Hollywood's Love Affair with Suede and Matte Finishes
Hollywood has always reached for texture when it needed to signal something specific. Suede and matte leather — quieter, warmer, more intimate than glossy black — carry a different set of associations from the standard biker jacket. Here is why the film industry keeps returning to them.
The leather jacket that Hollywood made famous in The Wild One and Rebel Without a Cause was glossy, hard, and dark — the visual language of danger and defiance. But there is a parallel Hollywood leather history, less frequently discussed, in which suede and matte-finish leather have been used with equal deliberateness to communicate something different: warmth, authenticity, the romantic hero rather than the dangerous one. Understanding both traditions requires understanding what specific visual properties suede and matte leather have that gloss leather doesn't.
What Suede and Matte Finishes Do Visually
Gloss leather catches and reflects light — it is visually hard, assertive, and presents a clear boundary between the garment and its environment. Suede and matte-finish leather absorb light rather than reflecting it, creating a visual softness that reads as warmer and more approachable. The napped surface of suede adds tactile dimension that is visible even on screen — you can see that it would be soft to touch in a way that you cannot see with smooth leather.
For costume design specifically, this property is invaluable. When a director wants the audience to like a leather-jacketed character rather than fear them — to find them charismatic and warm rather than threatening — suede or matte leather is the solution. The material maintains the physical authority and competence associations of leather while removing the visual coldness and aggression of gloss.

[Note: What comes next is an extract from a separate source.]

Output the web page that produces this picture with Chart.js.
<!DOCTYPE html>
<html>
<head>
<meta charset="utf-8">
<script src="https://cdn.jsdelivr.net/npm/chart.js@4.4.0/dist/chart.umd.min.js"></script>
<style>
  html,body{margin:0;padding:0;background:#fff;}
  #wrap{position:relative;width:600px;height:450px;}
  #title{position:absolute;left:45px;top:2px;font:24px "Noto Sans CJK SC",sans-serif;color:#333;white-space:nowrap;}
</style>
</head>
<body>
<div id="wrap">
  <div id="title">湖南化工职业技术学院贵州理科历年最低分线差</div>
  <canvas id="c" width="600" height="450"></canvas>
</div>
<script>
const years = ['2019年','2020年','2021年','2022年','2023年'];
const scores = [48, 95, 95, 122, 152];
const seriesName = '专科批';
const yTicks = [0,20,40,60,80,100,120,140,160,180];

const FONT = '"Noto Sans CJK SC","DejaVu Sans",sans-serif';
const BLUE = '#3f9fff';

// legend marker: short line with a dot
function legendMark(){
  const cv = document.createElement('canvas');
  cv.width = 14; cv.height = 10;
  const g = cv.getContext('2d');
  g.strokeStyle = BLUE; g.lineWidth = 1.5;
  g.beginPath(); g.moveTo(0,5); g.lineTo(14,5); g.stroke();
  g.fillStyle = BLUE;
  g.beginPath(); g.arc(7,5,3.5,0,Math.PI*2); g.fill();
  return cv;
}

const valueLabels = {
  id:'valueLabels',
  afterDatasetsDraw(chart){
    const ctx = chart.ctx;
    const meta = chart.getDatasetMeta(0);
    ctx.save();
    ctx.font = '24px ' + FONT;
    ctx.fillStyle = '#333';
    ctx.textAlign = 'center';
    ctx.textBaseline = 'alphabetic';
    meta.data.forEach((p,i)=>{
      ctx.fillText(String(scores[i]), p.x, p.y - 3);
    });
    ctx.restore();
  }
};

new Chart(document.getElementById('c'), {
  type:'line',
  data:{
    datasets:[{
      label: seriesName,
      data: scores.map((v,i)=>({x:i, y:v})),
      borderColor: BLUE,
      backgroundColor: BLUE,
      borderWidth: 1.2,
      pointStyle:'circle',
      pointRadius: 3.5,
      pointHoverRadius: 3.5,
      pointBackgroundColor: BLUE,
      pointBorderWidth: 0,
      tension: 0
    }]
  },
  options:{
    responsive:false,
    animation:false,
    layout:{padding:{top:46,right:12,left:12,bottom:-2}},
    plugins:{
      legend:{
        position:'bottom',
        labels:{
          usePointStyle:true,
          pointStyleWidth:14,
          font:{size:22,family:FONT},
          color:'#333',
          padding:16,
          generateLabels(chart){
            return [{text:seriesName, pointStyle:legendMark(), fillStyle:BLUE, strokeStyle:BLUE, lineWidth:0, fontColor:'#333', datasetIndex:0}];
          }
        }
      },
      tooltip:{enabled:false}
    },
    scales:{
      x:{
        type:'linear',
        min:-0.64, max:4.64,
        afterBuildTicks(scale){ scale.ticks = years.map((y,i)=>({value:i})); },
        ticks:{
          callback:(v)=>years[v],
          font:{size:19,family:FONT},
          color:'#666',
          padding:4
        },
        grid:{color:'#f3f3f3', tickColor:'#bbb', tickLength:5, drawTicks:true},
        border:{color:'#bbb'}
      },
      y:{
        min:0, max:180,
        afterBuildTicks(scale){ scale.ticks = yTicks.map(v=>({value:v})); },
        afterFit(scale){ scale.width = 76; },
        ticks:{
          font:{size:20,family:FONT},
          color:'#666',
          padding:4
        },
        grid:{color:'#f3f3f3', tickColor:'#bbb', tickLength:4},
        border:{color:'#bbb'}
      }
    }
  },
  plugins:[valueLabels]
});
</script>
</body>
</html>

Steve McQueen and the Desert Racing Aesthetic
Steve McQueen's on and off-screen relationship with leather established the most influential American male style template of the late 20th century, and a significant portion of it was built on suede. McQueen's personal wardrobe leaned heavily toward brown and tan suede jackets — particularly the Harrington and blouson styles that combined the authority of leather with a relaxed, sun-warmed American West aesthetic. The visual effect was of a man who was physically dangerous and entirely at ease simultaneously — the combination that McQueen made his personal signature.

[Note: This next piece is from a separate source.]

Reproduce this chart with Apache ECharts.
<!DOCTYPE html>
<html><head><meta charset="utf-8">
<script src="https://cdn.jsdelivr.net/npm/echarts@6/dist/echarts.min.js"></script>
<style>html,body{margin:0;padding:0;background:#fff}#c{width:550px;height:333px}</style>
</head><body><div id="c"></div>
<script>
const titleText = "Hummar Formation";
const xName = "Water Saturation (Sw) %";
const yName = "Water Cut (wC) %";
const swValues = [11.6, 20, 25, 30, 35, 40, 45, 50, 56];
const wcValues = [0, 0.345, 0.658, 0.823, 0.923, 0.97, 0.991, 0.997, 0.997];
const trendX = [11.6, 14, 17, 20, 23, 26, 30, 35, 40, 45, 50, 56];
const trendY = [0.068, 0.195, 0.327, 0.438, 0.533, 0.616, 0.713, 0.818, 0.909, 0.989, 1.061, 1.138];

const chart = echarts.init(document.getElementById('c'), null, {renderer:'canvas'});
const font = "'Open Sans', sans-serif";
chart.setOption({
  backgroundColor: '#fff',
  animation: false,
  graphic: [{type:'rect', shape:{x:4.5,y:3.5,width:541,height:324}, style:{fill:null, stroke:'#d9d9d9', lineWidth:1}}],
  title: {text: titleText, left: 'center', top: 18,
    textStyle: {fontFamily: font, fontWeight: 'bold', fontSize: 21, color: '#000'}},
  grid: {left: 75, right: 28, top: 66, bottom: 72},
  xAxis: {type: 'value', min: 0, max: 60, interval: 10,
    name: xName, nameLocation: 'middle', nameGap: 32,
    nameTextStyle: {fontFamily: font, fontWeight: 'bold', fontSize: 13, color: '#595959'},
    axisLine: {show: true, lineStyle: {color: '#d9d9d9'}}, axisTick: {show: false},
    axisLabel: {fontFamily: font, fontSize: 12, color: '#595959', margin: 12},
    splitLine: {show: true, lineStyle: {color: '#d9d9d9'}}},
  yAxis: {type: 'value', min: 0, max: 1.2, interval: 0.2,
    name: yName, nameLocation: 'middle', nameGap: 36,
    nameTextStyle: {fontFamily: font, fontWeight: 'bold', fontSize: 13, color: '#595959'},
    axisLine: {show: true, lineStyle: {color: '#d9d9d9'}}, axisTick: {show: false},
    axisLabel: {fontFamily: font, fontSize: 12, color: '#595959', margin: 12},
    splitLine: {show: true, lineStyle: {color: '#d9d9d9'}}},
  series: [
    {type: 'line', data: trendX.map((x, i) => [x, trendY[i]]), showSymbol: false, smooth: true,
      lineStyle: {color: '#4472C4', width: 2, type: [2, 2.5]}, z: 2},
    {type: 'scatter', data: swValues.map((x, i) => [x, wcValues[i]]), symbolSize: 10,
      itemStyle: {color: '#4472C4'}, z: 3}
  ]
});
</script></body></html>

His racing films, in particular Le Mans (1971), established the leather racing suit and jacket as aspirational objects for a generation of men who had no connection to racing but understood the visual language McQueen had built around physical competence, speed, and quiet authority. The suede and matte leather of his personal wardrobe carried those associations into everyday dress.
The Western — Suede's Native Landscape
The Western genre gave suede its most natural and enduring cinematic home. The fringed suede jacket of the frontier scout, the tan suede vest of the gunslinger, the worn brown suede of the trail-hardened protagonist — these are costume design choices built on suede's specific material associations: organic, weathered, connected to landscape and physical work rather than urban aggression. Suede in a Western context reads as belonging to the land rather than being imposed on it.
The influence of Western costume design on civilian fashion is both direct (the fringe jacket craze of the 1960s) and structural — the association of tan and brown suede with authentic outdoor competence rather than urban confrontation has shaped how these materials are perceived in all contexts, including contemporary fashion. A brown suede jacket still carries a warmth and groundedness that a black gloss jacket explicitly does not.
1970s Fashion Film — Suede as Counterculture Softening
The 1970s films that explored counter-cultural life and the aftermath of the 1960s reached for suede and matte leather as costume solutions for characters who occupied the same anti-establishment space as the biker jacket wearer but with more complexity — the gentle revolutionary, the disillusioned idealist, the person who had outgrown confrontation without abandoning their values. Robert Redford's 1970s screen persona is the clearest example: typically in warm-toned matte leather or suede, signalling both physical capability and emotional depth in a way that gloss leather would have actively undermined.
Contemporary Film and Television
Contemporary costume design continues to use suede and matte leather in exactly the ways they have always been used — as differentiators within the leather-wearing character category. The character in gloss black leather is the dangerous one. The character in matte cognac or suede is the complicated, warm, ultimately trustworthy one. These are not arbitrary conventions — they are built on real visual properties of the materials and have been reinforced through decades of consistent use to the point where they operate as a reliable shared cultural language between costume designers and audiences.
Hollywood's use of suede and matte leather is a lesson in material-specific visual communication: the same silhouette made of different leather finishes sends fundamentally different messages. Gloss reads as threat. Matte reads as warmth. Suede reads as authenticity. These are not opinions — they are the result of decades of consistent visual reinforcement in one of the world's most powerful image-making industries.